Are there cases in which a polynomial cannot be written in a polynomial split? So can any P(x) be written in the form $P(x) = (-1)^n(x-a_1)^{k_1}...(x-a_p)^{k_p}$?

Ken Duna
  • 5,746
aribaldi
  • 1,400
  • Could you explain further. Are you talking about splitting fields? Your tag is linear-algebra. – almagest May 20 '16 at 14:24
  • What do you mean by "in a polynomial spilt"? Are you asking for polynomials that cannot be written as a product of simpler polynomials? That would be the case for $x+1$, for example. Whether there are examples of degree $>1$ depends on which kind of numbers you accept as coefficients. – hmakholm left over Monica May 20 '16 at 14:25

1 Answers1

2

Yes. There are two factors which affect whether or not a polynomial $P(x)$ can be split or not:

  1. The polynomial $P(x)$ itself.
  2. The field $F$ that the polynomial is over.

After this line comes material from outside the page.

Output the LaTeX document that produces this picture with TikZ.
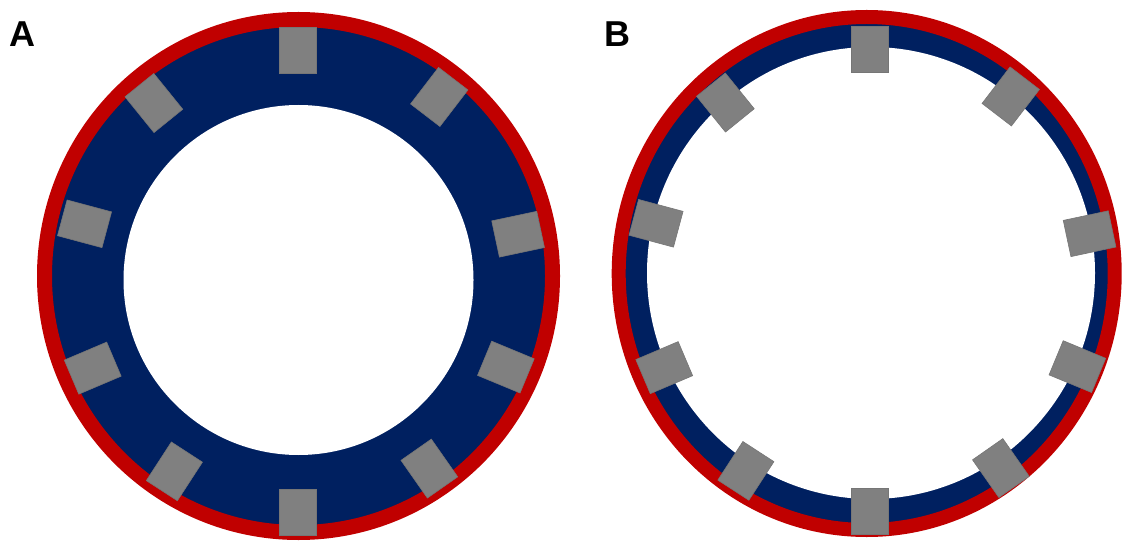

For example, the polynomial $P(x) = x^2 + 1$ does not split over $\mathbb{R}$, but it does split into $P(x) = (x - i)(x + i)$ over $\mathbb{C}$.

Furthermore, if $P(x)$ is a polynomial with entries in a field $F$ and $F$ is an algebraically closed field then $P(x)$ splits over $F$.

If $F$ is not algebraically closed, then there exists a field extension $K$ > $F$ such that $P(x)$ does split over $K$.